**Your objective**
Reproduce nothing except the lines between the line with "Emit a Python" and the line with "pc_green = [0.460, 0.471, 0.482, 0.480, 0.500, 0.498, 0.510]", both ends included, and please leave out pictures.

**Records for this task**

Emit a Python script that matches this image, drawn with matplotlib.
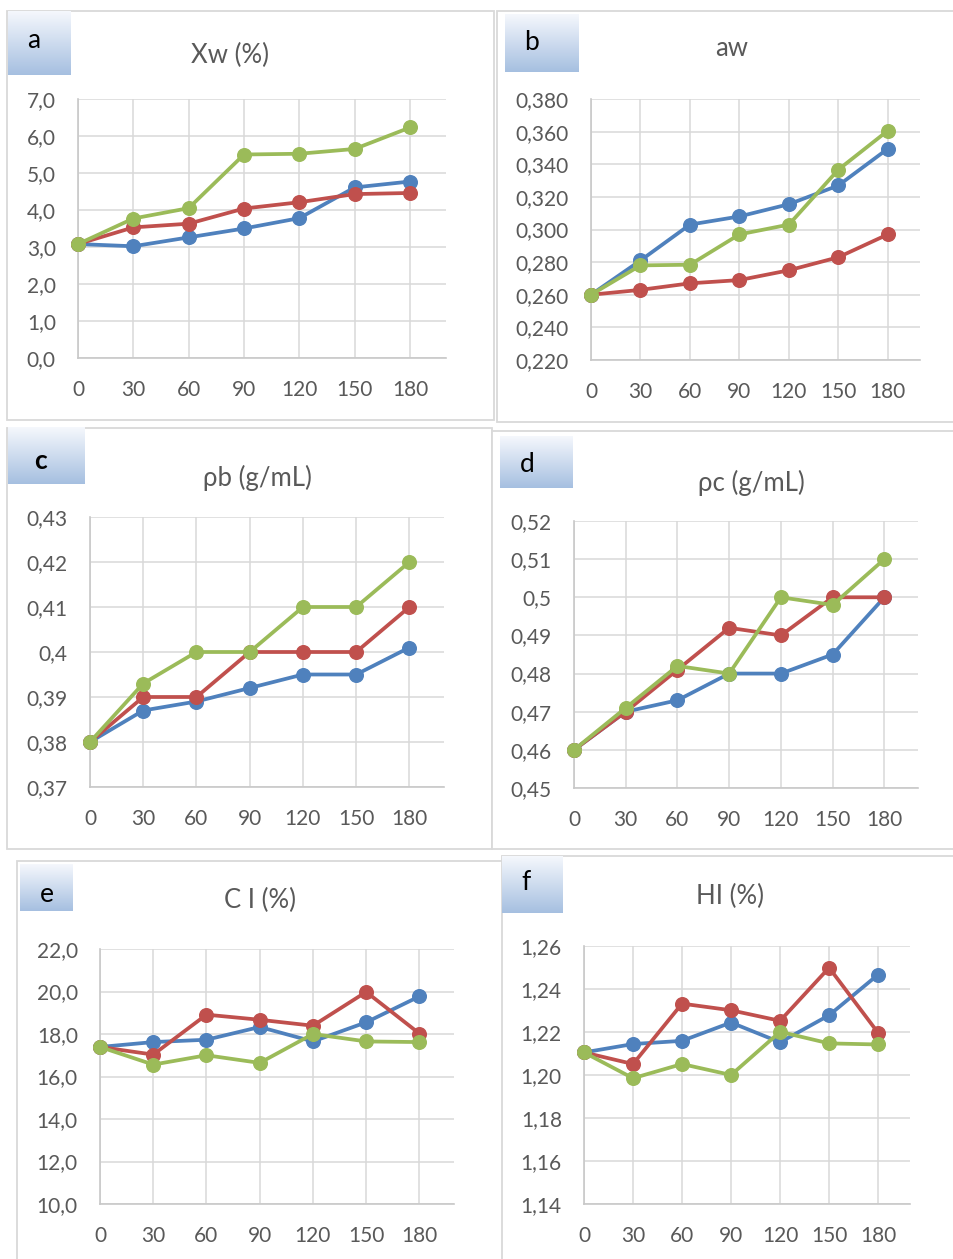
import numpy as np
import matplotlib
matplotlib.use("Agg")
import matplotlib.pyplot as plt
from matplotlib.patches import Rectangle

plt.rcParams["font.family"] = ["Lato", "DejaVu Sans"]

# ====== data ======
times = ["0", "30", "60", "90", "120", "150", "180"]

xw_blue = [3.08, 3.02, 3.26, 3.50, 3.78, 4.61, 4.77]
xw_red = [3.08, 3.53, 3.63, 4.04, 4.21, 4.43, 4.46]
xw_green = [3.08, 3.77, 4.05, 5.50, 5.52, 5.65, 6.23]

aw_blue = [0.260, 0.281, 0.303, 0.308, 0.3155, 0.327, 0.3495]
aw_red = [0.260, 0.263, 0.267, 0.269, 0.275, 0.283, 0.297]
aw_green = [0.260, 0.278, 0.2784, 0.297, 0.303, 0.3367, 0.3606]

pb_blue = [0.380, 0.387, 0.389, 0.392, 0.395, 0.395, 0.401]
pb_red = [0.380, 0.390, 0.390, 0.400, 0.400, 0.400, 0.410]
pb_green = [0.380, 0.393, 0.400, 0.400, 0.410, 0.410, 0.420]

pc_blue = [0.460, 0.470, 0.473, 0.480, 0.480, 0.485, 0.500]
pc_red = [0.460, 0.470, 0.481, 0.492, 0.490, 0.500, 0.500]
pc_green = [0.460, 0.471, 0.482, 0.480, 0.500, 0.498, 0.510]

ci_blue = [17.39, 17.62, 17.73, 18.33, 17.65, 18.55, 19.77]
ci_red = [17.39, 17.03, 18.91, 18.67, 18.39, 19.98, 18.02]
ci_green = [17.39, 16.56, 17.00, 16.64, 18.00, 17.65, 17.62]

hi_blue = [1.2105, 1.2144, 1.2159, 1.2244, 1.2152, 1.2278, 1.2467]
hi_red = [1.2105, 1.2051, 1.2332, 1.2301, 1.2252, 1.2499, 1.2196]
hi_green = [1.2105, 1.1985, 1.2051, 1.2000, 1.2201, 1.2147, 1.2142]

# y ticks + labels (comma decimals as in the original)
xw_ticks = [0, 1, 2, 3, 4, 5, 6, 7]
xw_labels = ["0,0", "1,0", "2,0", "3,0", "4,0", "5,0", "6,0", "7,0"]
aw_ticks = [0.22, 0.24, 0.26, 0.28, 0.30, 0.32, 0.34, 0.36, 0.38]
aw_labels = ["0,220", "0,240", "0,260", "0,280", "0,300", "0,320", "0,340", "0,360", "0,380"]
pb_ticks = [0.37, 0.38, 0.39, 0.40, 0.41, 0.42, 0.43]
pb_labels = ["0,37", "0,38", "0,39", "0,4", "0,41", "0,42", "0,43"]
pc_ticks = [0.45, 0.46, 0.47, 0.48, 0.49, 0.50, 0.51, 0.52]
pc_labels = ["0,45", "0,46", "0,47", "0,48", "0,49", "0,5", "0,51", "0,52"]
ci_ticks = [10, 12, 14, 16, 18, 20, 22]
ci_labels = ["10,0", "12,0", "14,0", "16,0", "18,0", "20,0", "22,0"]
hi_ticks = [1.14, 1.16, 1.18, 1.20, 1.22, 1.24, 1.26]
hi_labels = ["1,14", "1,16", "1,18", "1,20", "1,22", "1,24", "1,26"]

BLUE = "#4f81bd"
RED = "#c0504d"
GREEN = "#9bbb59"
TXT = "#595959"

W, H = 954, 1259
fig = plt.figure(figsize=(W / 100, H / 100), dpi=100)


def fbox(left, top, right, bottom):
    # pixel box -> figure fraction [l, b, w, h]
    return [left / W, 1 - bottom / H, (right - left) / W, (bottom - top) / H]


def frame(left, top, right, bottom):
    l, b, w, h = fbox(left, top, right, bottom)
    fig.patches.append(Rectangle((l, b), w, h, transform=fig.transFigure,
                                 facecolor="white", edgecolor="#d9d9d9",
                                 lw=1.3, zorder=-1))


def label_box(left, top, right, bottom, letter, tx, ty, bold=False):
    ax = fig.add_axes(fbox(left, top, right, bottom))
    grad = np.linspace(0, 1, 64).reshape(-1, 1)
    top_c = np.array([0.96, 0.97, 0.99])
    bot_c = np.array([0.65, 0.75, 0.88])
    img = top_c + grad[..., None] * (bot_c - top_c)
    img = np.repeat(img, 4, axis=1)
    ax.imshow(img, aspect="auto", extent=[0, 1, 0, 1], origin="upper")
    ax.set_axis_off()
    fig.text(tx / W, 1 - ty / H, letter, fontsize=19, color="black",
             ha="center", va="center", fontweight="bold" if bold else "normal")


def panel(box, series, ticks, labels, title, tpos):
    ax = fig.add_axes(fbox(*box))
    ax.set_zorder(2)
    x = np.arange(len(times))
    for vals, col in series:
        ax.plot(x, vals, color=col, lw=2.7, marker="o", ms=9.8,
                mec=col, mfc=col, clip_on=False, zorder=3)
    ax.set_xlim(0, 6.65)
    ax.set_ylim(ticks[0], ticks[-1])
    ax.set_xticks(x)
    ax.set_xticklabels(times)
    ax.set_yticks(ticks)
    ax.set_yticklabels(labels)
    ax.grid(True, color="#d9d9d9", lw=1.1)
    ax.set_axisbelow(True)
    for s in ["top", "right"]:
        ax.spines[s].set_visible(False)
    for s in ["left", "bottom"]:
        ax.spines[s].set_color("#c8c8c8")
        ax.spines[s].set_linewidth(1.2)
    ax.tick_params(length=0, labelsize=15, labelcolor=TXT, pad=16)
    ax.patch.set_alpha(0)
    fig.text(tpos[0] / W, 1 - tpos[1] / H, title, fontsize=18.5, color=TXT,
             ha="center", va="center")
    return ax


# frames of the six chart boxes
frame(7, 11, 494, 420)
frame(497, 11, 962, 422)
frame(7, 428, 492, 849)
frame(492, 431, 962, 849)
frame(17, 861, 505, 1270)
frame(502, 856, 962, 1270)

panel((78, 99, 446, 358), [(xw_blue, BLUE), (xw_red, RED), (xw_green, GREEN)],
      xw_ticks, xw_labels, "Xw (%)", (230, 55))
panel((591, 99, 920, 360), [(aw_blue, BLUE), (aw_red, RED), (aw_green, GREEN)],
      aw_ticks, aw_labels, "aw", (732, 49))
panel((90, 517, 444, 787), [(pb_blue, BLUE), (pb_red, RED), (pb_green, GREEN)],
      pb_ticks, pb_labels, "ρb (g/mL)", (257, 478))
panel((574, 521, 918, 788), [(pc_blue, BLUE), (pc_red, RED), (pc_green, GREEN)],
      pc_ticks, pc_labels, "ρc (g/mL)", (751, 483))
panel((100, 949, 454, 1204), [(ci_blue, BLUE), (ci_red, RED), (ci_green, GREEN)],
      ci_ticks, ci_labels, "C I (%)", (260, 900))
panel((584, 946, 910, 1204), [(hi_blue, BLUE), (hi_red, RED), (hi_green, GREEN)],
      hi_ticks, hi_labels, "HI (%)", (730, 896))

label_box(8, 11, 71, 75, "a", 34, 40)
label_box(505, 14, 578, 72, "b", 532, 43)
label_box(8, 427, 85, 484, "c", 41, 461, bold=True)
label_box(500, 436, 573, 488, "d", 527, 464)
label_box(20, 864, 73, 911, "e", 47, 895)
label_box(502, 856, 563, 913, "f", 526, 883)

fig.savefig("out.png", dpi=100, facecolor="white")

* * *

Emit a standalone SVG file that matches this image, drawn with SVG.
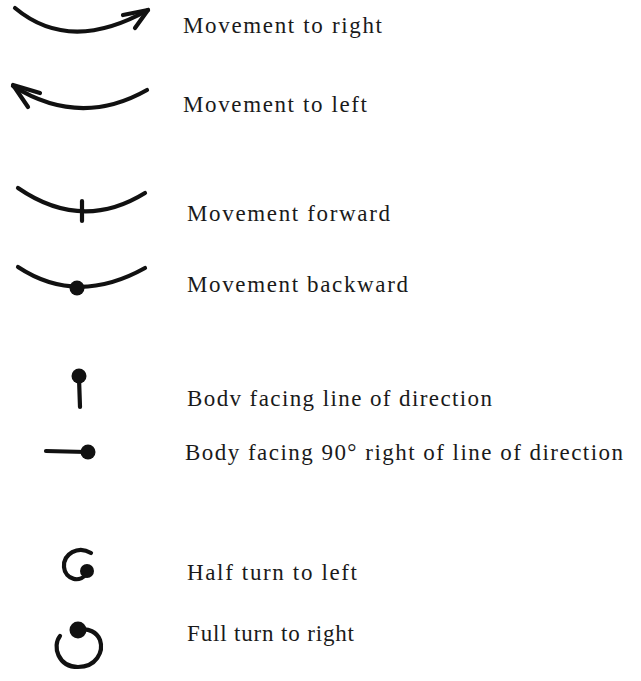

**Task answer**
Emit a Python script that matches this image, drawn with matplotlib.
import numpy as np
import matplotlib
matplotlib.use("Agg")
import matplotlib.pyplot as plt
from matplotlib.patches import Rectangle

plt.rcParams["font.family"] = ["Lato", "DejaVu Sans"]

# ====== data ======
times = ["0", "30", "60", "90", "120", "150", "180"]

xw_blue = [3.08, 3.02, 3.26, 3.50, 3.78, 4.61, 4.77]
xw_red = [3.08, 3.53, 3.63, 4.04, 4.21, 4.43, 4.46]
xw_green = [3.08, 3.77, 4.05, 5.50, 5.52, 5.65, 6.23]

aw_blue = [0.260, 0.281, 0.303, 0.308, 0.3155, 0.327, 0.3495]
aw_red = [0.260, 0.263, 0.267, 0.269, 0.275, 0.283, 0.297]
aw_green = [0.260, 0.278, 0.2784, 0.297, 0.303, 0.3367, 0.3606]

pb_blue = [0.380, 0.387, 0.389, 0.392, 0.395, 0.395, 0.401]
pb_red = [0.380, 0.390, 0.390, 0.400, 0.400, 0.400, 0.410]
pb_green = [0.380, 0.393, 0.400, 0.400, 0.410, 0.410, 0.420]

pc_blue = [0.460, 0.470, 0.473, 0.480, 0.480, 0.485, 0.500]
pc_red = [0.460, 0.470, 0.481, 0.492, 0.490, 0.500, 0.500]
pc_green = [0.460, 0.471, 0.482, 0.480, 0.500, 0.498, 0.510]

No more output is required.